Saturday, November 2, 2024

Centenary College students and professors bring STEM programs to annual Barksdale Air Show

by BIZ Magazine

Centenary College students and faculty members will join dozens of other local STEM professionals this weekend in STEMZONE, part of the annual Barksdale Air Force Base Defenders of Liberty Air Show. Centenary will have three booths created and hosted by the College’s biology and kinesiology departments.

STEMZONE is organized by STARBASE, a U.S. Department of Defense-funded after school STEM mentoring program that brings science-based activities to students from 5th through 12th grades. STARBASE is an official Centenary community partner, a designation that allows students from the College to volunteer with the program and act as science mentors to local students.

Centenary’s biology department booth is a giant walk-through cell, allowing STEMZONE visitors to embark on a self-paced tour of different organelles and cellular components, including a cell nucleus and a mitochondrion, the powerhouse of the cell. Biology faculty members Dr.
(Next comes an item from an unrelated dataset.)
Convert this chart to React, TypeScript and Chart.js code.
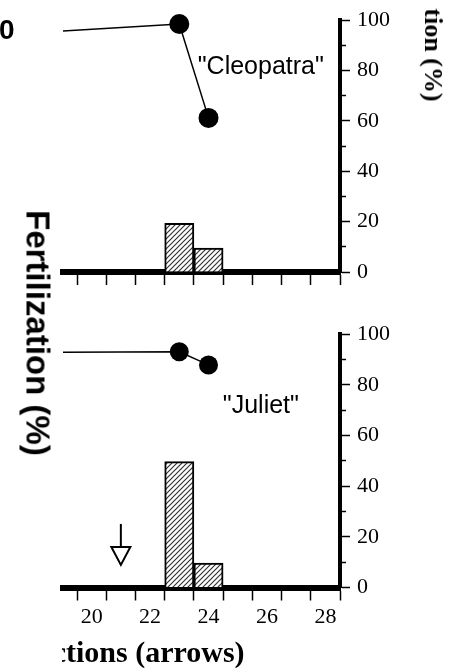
import React, { useEffect, useRef } from "react";
import { Chart, registerables } from "chart.js";

Chart.register(...registerables);

// ---- data ----
const barDays = [23, 24];
const cleopatraBars = [19.3, 9.5];
const julietBars = [49.7, 9.6];
const lineDays = [17, 23, 24];
const cleopatraFert = [94.3, 98.5, 61.2];
const julietFert = [92.8, 93.1, 87.9];
const binEdges = [19.5, 20.5, 21.5, 22.5, 23.5, 24.5, 25.5, 26.5, 27.5, 28.5];
const xTickLabels = [20, 22, 24, 26, 28];
const yTicks = [0, 10, 20, 30, 40, 50, 60, 70, 80, 90, 100];
const xRange = [19.02, 28.5];
const injectionDays = [21];
const injectionArrowFrom = [25.1];
const injectionArrowTo = [8.9];

const SERIF = '"Liberation Serif", "Times New Roman", serif';
const SANS = '"Liberation Sans", Arial, sans-serif';

function makeHatch(): CanvasPattern | string {
  const s = 5;
  const c = document.createElement("canvas");
  c.width = s;
  c.height = s;
  const g = c.getContext("2d");
  if (!g) return "#ccc";
  g.fillStyle = "#fff";
  g.fillRect(0, 0, s, s);
  g.strokeStyle = "#333";
  g.lineWidth = 1.2;
  g.beginPath();
  g.moveTo(0, s);
  g.lineTo(s, 0);
  g.moveTo(-1, 1);
  g.lineTo(1, -1);
  g.moveTo(s - 1, s + 1);
  g.lineTo(s + 1, s - 1);
  g.stroke();
  return g.createPattern(c, "repeat") || "#ccc";
}

const annotPlugin = {
  id: "annot",
  afterDatasetsDraw(chart: any, _args: any, opts: any) {
    const { ctx } = chart;
    const x = chart.scales.x;
    const y = chart.scales.y;
    ctx.save();
    const labels = opts.labels || [];
    for (let i = 0; i < labels.length; i++) {
      const l = labels[i];
      ctx.font = `25px ${SANS}`;
      ctx.fillStyle = "#000";
      ctx.textAlign = "left";
      ctx.textBaseline = "middle";
      ctx.fillText(l.text, x.getPixelForValue(l.x), y.getPixelForValue(l.y));
    }
    const arrows = opts.arrows || [];
    for (let i = 0; i < arrows.length; i++) {
      const a = arrows[i];
      const px = x.getPixelForValue(a.x);
      const top = y.getPixelForValue(a.from);
      const tip = y.getPixelForValue(a.to);
      const headH = 18;
      const headW = 9.5;
      ctx.strokeStyle = "#000";
      ctx.lineWidth = 2;
      ctx.beginPath();
      ctx.moveTo(px, top);
      ctx.lineTo(px, tip - headH);
      ctx.stroke();
      ctx.beginPath();
      ctx.moveTo(px - headW, tip - headH);
      ctx.lineTo(px + headW, tip - headH);
      ctx.lineTo(px, tip);
      ctx.closePath();
      ctx.fillStyle = "#fff";
      ctx.fill();
      ctx.stroke();
    }
    ctx.restore();
  },
};

function buildConfig(opts: {
  bars: number[];
  line: number[];
  padTop: number;
  xHeight: number;
  showLabels: boolean;
  labelsHeight: number;
  annot: any;
  pointR: number;
}) {
  const hatch = makeHatch();
  const scales: any = {
    x: {
      type: "linear",
      position: "bottom",
      min: xRange[0],
      max: xRange[1],
      offset: false,
      bounds: "data",
      weight: 0,
      z: 1,
      afterBuildTicks: (s: any) => {
        s.ticks = binEdges.map((v) => ({ value: v }));
      },
      afterFit: (s: any) => {
        s.height = opts.xHeight;
        s.paddingLeft = 0;
        s.paddingRight = 0;
      },
      grid: {
        display: true,
        offset: false,
        drawOnChartArea: false,
        drawTicks: true,
        tickLength: 13,
        tickWidth: 1.5,
        tickColor: "#000",
      },
      border: { display: true, width: 6, color: "#000" },
      ticks: { display: false, autoSkip: false },
    },
    y: {
      type: "linear",
      position: "right",
      min: 0,
      max: 100,
      z: 1,
      afterBuildTicks: (s: any) => {
        s.ticks = yTicks.map((v) => ({ value: v }));
      },
      afterFit: (s: any) => {
        s.width = 125;
      },
      grid: {
        display: true,
        drawOnChartArea: false,
        drawTicks: true,
        tickLength: 10,
        tickWidth: 1.5,
        tickColor: "#000",
        tickBorderDash: (c: any) =>
          c.tick && c.tick.value % 20 === 0 ? [] : [4, 100],
      },
      border: { display: true, width: 4, color: "#000" },
      ticks: {
        autoSkip: false,
        padding: 7,
        color: "#000",
        font: { family: SERIF, size: 22 },
        callback: (v: any) => (Number(v) % 20 === 0 ? String(v) : ""),
      },
    },
  };
  if (opts.showLabels) {
    scales.xl = {
      type: "linear",
      axis: "x",
      position: "bottom",
      min: xRange[0],
      max: xRange[1],
      offset: false,
      bounds: "data",
      weight: 1,
      afterBuildTicks: (s: any) => {
        s.ticks = xTickLabels.map((v) => ({ value: v }));
      },
      afterFit: (s: any) => {
        s.height = opts.labelsHeight;
        s.paddingLeft = 0;
        s.paddingRight = 0;
      },
      grid: { display: false, offset: false, drawTicks: false },
      border: { display: false },
      ticks: {
        autoSkip: false,
        maxRotation: 0,
        minRotation: 0,
        padding: 4,
        color: "#000",
        font: { family: SERIF, size: 22 },
        callback: (v: any) => String(v),
      },
    };
  }
  return {
    type: "bar" as const,
    data: {
      datasets: [
        {
          type: "line" as const,
          data: lineDays.map((d, i) => ({ x: d, y: opts.line[i] })),
          borderColor: "#000",
          borderWidth: 1.5,
          pointRadius: (c: any) => (c.dataIndex === 0 ? 0 : opts.pointR),
          pointBackgroundColor: "#000",
          pointBorderWidth: 0,
          pointHoverRadius: opts.pointR,
          clip: { left: 0, top: false, right: false, bottom: false },
          order: 0,
        },
        {
          type: "bar" as const,
          data: barDays.map((d, i) => ({ x: d, y: opts.bars[i] })),
          backgroundColor: hatch,
          borderColor: "#000",
          borderWidth: 2,
          barPercentage: 1,
          categoryPercentage: 1,
          order: 1,
        },
      ],
    },
    options: {
      responsive: false,
      animation: false as const,
      layout: { padding: { left: 63, top: opts.padTop, right: 0, bottom: 0 } },
      plugins: {
        legend: { display: false },
        tooltip: { enabled: false },
        annot: opts.annot,
      },
      scales,
    },
    plugins: [annotPlugin],
  };
}

export default function App() {
  const topRef = useRef<HTMLCanvasElement>(null);
  const botRef = useRef<HTMLCanvasElement>(null);

  useEffect(() => {
    if (!topRef.current || !botRef.current) return;
    const top = new Chart(
      topRef.current,
      buildConfig({
        bars: cleopatraBars,
        line: cleopatraFert,
        padTop: 19,
        xHeight: 23,
        showLabels: false,
        labelsHeight: 0,
        pointR: 10,
        annot: {
          labels: [{ text: '"Cleopatra"', x: 23.63, y: 81.3 }],
          arrows: [],
        },
      }) as any
    );
    const bot = new Chart(
      botRef.current,
      buildConfig({
        bars: julietBars,
        line: julietFert,
        padTop: 39.3,
        xHeight: 13,
        showLabels: true,
        labelsHeight: 71.5,
        pointR: 9.5,
        annot: {
          labels: [{ text: '"Juliet"', x: 24.49, y: 71.6 }],
          arrows: injectionDays.map((d, i) => ({
            x: d,
            from: injectionArrowFrom[i],
            to: injectionArrowTo[i],
          })),
        },
      }) as any
    );
    return () => {
      top.destroy();
      bot.destroy();
    };
  }, []);

  return (
    <div
      style={{
        position: "absolute",
        left: 0,
        top: 0,
        width: 465,
        height: 672,
        background: "#fff",
        overflow: "hidden",
      }}
    >
      <canvas
        ref={topRef}
        width={465}
        height={295}
        style={{ position: "absolute", left: 0, top: 0, width: 465, height: 295 }}
      />
      <canvas
        ref={botRef}
        width={465}
        height={377}
        style={{ position: "absolute", left: 0, top: 295, width: 465, height: 377 }}
      />
      <div
        style={{
          position: "absolute",
          left: -1,
          top: 16,
          font: `bold 28px ${SANS}`,
          lineHeight: "28px",
          color: "#000",
        }}
      >
        0
      </div>
      <div
        style={{
          position: "absolute",
          left: 38.4,
          top: 332.5,
          transform: "translate(-50%, -50%) rotate(90deg)",
          font: `bold 33px ${SANS}`,
          lineHeight: "33px",
          whiteSpace: "nowrap",
          color: "#000",
        }}
      >
        Fertilization (%)
      </div>
      <div
        style={{
          position: "absolute",
          left: 432.8,
          top: 54.5,
          transform: "translate(-50%, -50%) rotate(90deg)",
          font: `bold 26px ${SERIF}`,
          lineHeight: "26px",
          whiteSpace: "nowrap",
          color: "#000",
        }}
      >
        tion (%)
      </div>
      <div
        style={{
          position: "absolute",
          left: 62,
          top: 630,
          width: 230,
          height: 42,
          overflow: "hidden",
        }}
      >
        <span
          style={{
            position: "absolute",
            left: -9.3,
            top: 7,
            font: `bold 30px ${SERIF}`,
            lineHeight: "30px",
            whiteSpace: "nowrap",
            color: "#000",
          }}
        >
          ctions (arrows)
        </span>
      </div>
    </div>
  );
}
Rebecca Murphy, Dr. Scott Chirhart, and Dr. Jarret Richardson worked with theater professor Don Hooper to create the monumental space and structures. The booth also features several scannable QR codes that feature games created by Centenary students during their Cell Biology course.
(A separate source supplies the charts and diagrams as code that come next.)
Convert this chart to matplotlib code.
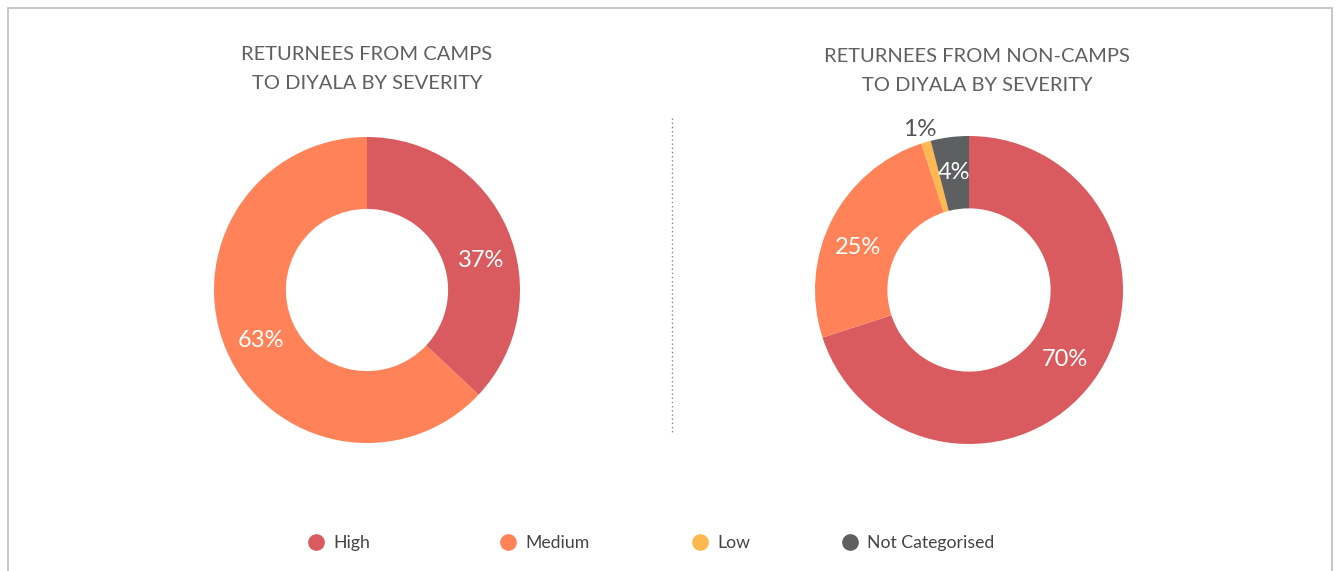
import numpy as np
import matplotlib
matplotlib.use("Agg")
import matplotlib.pyplot as plt
from matplotlib.patches import Rectangle
from matplotlib.lines import Line2D

plt.rcParams['font.family'] = ['Lato', 'DejaVu Sans']

categories = ['High', 'Medium', 'Low', 'Not Categorised']
colors = ['#D95B5F', '#FF8258', '#FDB94F', '#5E5F61']

camps_values = [37, 63, 0, 0]
noncamps_values = [70, 25, 1, 4]

titles = ['RETURNEES FROM CAMPS\nTO DIYALA BY SEVERITY',
          'RETURNEES FROM NON-CAMPS\nTO DIYALA BY SEVERITY']

W, H = 1340, 571
fig = plt.figure(figsize=(W / 100, H / 100), dpi=100)

# outer frame
fig.patches.append(Rectangle((8 / W, -0.1), (1332 - 8) / W, 1 - 8 / H + 0.1,
                             transform=fig.transFigure, fill=False,
                             edgecolor='#BDBDBD', linewidth=1.2))


def donut(cx, cy, r, values, title, tx, ty, nudge):
    ax = fig.add_axes([(cx - r) / W, (H - cy - r) / H, 2 * r / W, 2 * r / H])
    vals = [v for v in values if v > 0]
    cols = [c for v, c in zip(values, colors) if v > 0]
    wedges, _ = ax.pie(vals, colors=cols, startangle=90, counterclock=False,
                       radius=1, wedgeprops=dict(width=0.47, linewidth=0))
    ax.set_xlim(-1, 1)
    ax.set_ylim(-1, 1)
    ax.set_aspect('equal')
    ax.axis('off')
    for i, (w, v) in enumerate(zip(wedges, vals)):
        ang = np.deg2rad((w.theta1 + w.theta2) / 2 + nudge[i])
        if v < 2:
            ax.text(1.09 * np.cos(ang), 1.09 * np.sin(ang), f'{v}%',
                    ha='center', va='center', fontsize=17.5, color='#555555',
                    clip_on=False)
        else:
            rr = 0.77 if v > 3 else 0.81
            ax.text(rr * np.cos(ang), rr * np.sin(ang), f'{v}%',
                    ha='center', va='center', fontsize=17, color='white')
    fig.text(tx / W, 1 - ty / H, title, ha='center', va='center',
             fontsize=14.5, color='#606060', linespacing=1.9)
    return ax


donut(367, 290, 153, camps_values, titles[0], 367, 69, [-9, 2])
donut(969, 290, 154, noncamps_values, titles[1], 977, 71, [0, 6, 1, 0])

# dotted divider
fig.add_artist(Line2D([672 / W, 672 / W], [1 - 118 / H, 1 - 432 / H],
                      transform=fig.transFigure, color='#888888',
                      linestyle=(0, (1, 2)), linewidth=1))

# legend, one entry per slot
legend_x = [305, 497, 689, 839]
for cat, col, lx in zip(categories, colors, legend_x):
    h = Line2D([], [], marker='o', linestyle='', markersize=11,
               markerfacecolor=col, markeredgecolor=col)
    fig.legend([h], [cat], loc='center left', bbox_to_anchor=(lx / W, 1 - 543 / H),
               frameon=False, fontsize=12.7, handletextpad=0.4,
               handlelength=1.2, borderpad=0, borderaxespad=0,
               labelcolor='#444444')

fig.savefig('out.png', dpi=100)
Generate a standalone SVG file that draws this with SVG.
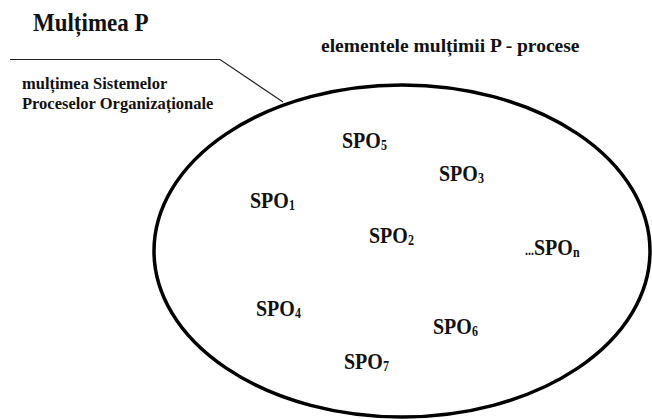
<svg xmlns="http://www.w3.org/2000/svg" width="652" height="419" viewBox="0 0 652 419">
<style>
text{font-family:'Liberation Serif','Times New Roman',serif;font-weight:700;fill:#111}
.spo{font-size:20px}
.sub{font-size:12px}
.title{font-size:23px}
.cap{font-size:19.5px}
.lbl{font-size:16.5px}
</style>
<rect width="652" height="419" fill="#fff"/>
<g id="title"><text class="title" transform="translate(33,31) scale(1,1.1)">Mulțimea P</text></g>
<g id="caption"><text class="cap" x="321" y="52">elementele mulțimii P - procese</text></g>
<g id="set-label">
<text class="lbl" x="22" y="89">mulțimea Sistemelor</text>
<text class="lbl" x="22" y="109">Proceselor Organizaționale</text>
</g>
<g id="connectors"><polyline points="10,59.5 220,59.5 283,102" fill="none" stroke="#222" stroke-width="1.2"/></g>
<g id="setP"><ellipse cx="402" cy="251" rx="248" ry="166" fill="none" stroke="#000" stroke-width="3.5"/></g>
<g id="spo5"><text class="spo" transform="translate(342,148) scale(1,1.15)">SPO<tspan class="sub" dy="2">5</tspan></text></g>
<g id="spo3"><text class="spo" transform="translate(439,181) scale(1,1.15)">SPO<tspan class="sub" dy="2">3</tspan></text></g>
<g id="spo1"><text class="spo" transform="translate(250,208) scale(1,1.15)">SPO<tspan class="sub" dy="2">1</tspan></text></g>
<g id="spo2"><text class="spo" transform="translate(369,243) scale(1,1.15)">SPO<tspan class="sub" dy="2">2</tspan></text></g>
<g id="spon"><text class="spo" transform="translate(525,255) scale(1,1.15)"><tspan class="sub">...</tspan>SPO<tspan class="sub" dy="2">n</tspan></text></g>
<g id="spo4"><text class="spo" transform="translate(256,316) scale(1,1.15)">SPO<tspan class="sub" dy="2">4</tspan></text></g>
<g id="spo6"><text class="spo" transform="translate(433,334) scale(1,1.15)">SPO<tspan class="sub" dy="2">6</tspan></text></g>
<g id="spo7"><text class="spo" transform="translate(344,369) scale(1,1.15)">SPO<tspan class="sub" dy="2">7</tspan></text></g>
</svg>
“One of the things that sets Centenary apart from many larger institutions is our ability to make deep connections within the community,” noted Murphy. “Participating in this event reinforces our commitment to the next generation of STEM professionals, and the collaboration between the theater and biology department really highlights our strengths as a liberal arts institution.”
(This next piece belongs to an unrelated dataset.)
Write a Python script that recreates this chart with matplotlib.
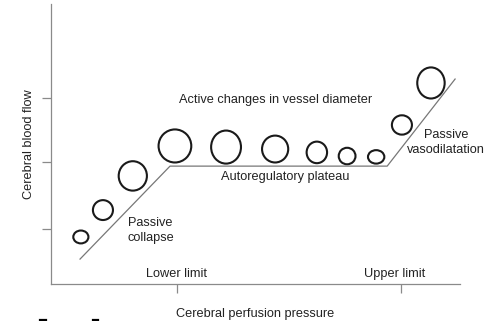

The College’s two kinesiology booths, created by Dr. Anna Leal and Dr. Xiaoxia Zhang, will engage visitors in movement-related activities and will also showcase a set of diverse anatomical models created last spring by Centenary students. Anatomical models are an important tool used in biology and kinesiology courses, but the vast majority of commercially-available models depict bodies that are young, lean, white, and male. Three Centenary students transformed some of the College’s existing anatomical models, which will be on display this weekend. The students have presented research talks based on their project at multiple academic conferences and will present at the American Physiology Summit in California next month. Meanwhile, Centenary students from the Motor Learning course will bring several interesting and entertaining lab experiments to this STEMZONE and lead the visitors to explore the underlying motor control and learning mechanisms of some daily activities/phenomena.

“Participating in this event is very meaningful, because it allows Centenary College students and professors to show some fun facts about the sciences to K-12 children and their parents, which may at some point trigger some new thoughts and ideas,” said Zhang. “College students can also apply what they learned in class to teach or show to a diverse group.”